Return, exactly as written, every line from the first line of the data below through the line that contains "Scatter, XAxis, YAxis".
-- INFORMATION PROVIDED start --
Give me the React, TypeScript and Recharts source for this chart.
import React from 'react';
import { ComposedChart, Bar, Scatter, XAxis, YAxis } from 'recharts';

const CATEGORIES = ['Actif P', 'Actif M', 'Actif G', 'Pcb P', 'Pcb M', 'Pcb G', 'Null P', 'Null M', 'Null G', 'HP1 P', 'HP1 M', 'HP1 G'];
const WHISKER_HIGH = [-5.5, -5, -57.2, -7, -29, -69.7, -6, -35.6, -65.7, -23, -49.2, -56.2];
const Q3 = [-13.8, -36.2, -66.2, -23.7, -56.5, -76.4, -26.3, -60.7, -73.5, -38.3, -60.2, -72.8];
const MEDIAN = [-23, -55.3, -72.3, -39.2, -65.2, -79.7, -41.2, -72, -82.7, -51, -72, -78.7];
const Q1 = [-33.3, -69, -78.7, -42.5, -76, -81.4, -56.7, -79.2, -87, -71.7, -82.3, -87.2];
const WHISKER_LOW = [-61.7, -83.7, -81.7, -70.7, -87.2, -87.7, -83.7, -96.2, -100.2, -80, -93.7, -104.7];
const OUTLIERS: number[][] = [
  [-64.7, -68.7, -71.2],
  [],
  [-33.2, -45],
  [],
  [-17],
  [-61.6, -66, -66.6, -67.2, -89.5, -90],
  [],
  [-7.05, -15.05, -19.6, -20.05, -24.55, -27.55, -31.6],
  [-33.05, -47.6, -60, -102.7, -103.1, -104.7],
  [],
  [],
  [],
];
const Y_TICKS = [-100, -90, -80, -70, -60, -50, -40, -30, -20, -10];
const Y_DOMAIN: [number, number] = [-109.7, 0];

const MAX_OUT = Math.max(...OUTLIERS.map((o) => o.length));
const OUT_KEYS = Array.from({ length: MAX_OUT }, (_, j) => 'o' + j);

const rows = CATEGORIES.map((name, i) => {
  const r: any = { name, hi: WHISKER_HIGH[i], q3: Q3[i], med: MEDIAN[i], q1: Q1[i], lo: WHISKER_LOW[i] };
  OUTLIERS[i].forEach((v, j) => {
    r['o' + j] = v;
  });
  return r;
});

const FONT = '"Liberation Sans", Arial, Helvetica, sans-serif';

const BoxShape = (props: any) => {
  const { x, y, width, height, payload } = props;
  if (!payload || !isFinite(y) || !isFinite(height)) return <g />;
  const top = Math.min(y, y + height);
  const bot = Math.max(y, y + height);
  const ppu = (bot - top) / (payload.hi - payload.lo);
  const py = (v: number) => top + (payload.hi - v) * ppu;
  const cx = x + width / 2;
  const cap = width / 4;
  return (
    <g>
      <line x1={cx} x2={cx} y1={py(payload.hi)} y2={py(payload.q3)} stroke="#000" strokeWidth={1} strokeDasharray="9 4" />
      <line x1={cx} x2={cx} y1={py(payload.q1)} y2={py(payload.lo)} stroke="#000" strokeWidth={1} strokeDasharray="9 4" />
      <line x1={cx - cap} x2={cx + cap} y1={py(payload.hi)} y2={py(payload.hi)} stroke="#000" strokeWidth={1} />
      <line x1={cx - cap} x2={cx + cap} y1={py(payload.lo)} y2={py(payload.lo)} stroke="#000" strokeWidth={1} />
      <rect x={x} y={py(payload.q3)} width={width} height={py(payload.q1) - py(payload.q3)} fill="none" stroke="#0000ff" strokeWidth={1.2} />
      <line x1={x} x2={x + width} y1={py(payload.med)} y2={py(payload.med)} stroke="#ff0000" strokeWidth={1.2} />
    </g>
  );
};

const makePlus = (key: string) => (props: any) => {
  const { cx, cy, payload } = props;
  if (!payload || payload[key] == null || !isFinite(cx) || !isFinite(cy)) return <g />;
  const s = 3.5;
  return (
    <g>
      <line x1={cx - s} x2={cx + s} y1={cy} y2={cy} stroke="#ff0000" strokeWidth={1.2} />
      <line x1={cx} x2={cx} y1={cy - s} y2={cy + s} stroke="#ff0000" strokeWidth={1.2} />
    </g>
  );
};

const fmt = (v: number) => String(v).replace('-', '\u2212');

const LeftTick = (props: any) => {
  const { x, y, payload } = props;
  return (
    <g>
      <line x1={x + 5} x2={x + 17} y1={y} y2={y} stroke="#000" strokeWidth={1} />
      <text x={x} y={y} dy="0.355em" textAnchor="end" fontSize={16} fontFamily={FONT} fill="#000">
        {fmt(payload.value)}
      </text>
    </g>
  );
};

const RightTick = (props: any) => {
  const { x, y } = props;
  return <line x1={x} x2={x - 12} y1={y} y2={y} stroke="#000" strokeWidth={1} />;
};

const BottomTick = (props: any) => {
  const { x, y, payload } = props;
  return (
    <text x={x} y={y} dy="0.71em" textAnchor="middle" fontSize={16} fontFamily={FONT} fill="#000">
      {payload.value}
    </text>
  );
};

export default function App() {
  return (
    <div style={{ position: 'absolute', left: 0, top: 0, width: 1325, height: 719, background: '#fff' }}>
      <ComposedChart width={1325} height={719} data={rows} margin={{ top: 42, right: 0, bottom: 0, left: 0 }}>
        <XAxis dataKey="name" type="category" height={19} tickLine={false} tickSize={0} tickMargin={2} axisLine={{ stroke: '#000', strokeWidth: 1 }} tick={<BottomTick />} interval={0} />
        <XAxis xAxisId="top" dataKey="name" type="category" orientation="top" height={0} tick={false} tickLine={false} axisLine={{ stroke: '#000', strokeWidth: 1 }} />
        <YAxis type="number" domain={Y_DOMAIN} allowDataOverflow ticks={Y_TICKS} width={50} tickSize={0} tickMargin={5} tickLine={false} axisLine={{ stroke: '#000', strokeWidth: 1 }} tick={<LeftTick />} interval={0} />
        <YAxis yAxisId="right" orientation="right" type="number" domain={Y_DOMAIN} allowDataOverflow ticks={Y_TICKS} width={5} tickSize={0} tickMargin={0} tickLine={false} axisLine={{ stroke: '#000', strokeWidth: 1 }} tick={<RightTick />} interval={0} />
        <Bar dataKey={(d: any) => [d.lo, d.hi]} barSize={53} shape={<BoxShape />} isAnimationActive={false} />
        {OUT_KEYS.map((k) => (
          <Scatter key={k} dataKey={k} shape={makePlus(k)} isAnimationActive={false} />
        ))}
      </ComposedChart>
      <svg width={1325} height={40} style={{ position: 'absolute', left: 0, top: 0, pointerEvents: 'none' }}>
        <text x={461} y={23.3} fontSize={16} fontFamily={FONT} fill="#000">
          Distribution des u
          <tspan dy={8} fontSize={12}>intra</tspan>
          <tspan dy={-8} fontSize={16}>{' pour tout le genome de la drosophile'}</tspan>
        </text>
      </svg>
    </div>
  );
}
-- INFORMATION PROVIDED end --
▶ _WRITTEN SOLUTION_
Give me the React, TypeScript and Recharts source for this chart.
import React from 'react';
import { ComposedChart, Bar, Scatter, XAxis, YAxis } from 'recharts';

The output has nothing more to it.